Your task: Locate the lines of the listing below that hold "this", then copy each of them.

-- Record extracts start --

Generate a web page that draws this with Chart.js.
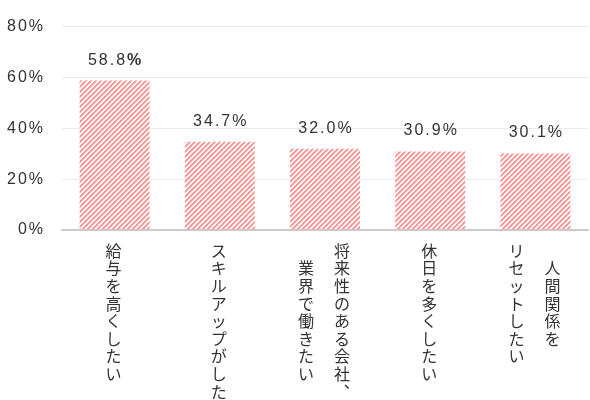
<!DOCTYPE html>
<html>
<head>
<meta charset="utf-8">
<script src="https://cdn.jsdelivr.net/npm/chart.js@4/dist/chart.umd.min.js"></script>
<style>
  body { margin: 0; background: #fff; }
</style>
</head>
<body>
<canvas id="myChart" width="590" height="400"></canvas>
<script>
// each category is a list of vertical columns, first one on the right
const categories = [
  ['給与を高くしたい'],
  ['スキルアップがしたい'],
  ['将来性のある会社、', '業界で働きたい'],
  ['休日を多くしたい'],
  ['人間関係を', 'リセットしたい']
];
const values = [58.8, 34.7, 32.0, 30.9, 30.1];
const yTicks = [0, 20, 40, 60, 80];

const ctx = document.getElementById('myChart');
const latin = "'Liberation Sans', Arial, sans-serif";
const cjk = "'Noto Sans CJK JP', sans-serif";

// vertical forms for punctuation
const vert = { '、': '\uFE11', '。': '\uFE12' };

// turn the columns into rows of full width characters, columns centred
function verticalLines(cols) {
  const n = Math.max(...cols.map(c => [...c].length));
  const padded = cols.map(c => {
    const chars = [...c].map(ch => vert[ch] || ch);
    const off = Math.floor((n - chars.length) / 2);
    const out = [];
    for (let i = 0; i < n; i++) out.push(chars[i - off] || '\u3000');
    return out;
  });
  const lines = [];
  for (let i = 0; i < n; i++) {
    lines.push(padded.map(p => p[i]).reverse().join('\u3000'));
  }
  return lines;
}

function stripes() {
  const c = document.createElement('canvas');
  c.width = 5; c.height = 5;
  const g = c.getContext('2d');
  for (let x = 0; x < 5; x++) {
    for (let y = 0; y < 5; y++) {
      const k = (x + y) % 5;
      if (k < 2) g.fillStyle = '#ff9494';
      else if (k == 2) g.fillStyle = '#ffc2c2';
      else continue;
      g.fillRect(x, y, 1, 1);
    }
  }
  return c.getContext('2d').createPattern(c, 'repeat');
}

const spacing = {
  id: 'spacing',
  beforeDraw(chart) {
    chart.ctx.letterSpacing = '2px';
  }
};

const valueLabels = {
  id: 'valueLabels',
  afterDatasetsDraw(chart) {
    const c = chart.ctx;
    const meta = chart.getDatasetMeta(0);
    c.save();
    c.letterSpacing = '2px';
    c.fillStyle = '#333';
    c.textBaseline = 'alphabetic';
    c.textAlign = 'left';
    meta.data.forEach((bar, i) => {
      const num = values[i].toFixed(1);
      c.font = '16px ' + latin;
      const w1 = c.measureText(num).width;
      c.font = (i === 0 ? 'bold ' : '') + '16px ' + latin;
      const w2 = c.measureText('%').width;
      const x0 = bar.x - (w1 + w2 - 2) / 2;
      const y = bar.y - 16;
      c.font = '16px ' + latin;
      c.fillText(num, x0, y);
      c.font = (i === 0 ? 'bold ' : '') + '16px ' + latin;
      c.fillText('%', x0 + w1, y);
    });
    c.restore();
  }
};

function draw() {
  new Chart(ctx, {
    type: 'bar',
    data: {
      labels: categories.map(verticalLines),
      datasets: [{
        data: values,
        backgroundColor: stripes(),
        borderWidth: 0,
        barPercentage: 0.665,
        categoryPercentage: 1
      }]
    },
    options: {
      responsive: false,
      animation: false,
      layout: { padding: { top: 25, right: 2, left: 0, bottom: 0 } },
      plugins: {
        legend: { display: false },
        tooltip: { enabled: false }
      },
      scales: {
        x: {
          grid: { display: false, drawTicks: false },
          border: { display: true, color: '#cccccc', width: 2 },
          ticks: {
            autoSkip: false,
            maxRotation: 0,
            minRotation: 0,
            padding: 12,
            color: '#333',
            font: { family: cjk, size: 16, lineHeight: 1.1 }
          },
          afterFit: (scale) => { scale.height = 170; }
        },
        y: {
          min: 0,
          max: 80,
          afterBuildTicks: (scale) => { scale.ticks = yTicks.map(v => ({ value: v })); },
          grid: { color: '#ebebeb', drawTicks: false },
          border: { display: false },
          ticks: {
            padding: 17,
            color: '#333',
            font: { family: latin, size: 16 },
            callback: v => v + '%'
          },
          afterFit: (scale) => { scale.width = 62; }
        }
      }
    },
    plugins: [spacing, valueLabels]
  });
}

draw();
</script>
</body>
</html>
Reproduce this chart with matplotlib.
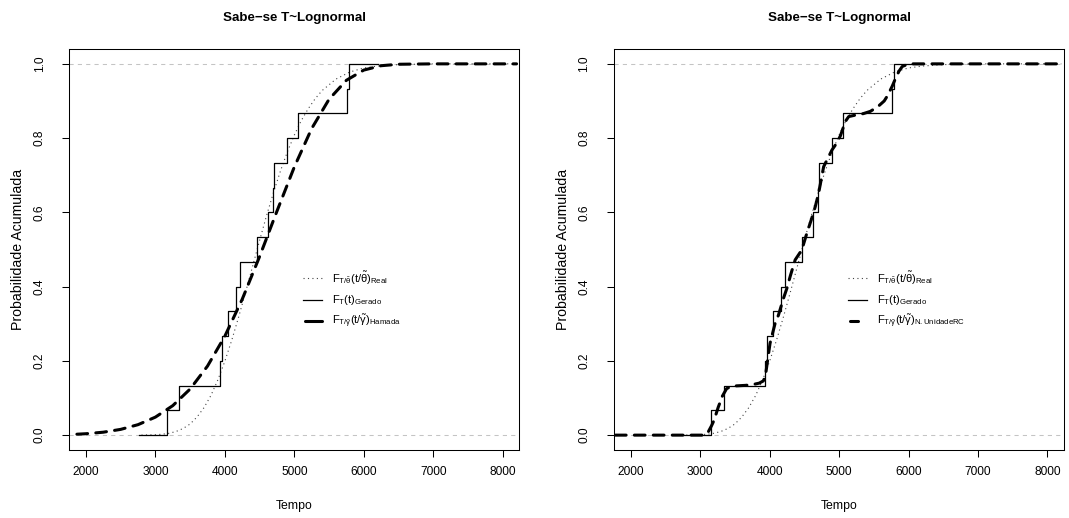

-- Record extracts end --

Exercise output:
Generate a web page that draws this with Chart.js.
Reproduce this chart with matplotlib.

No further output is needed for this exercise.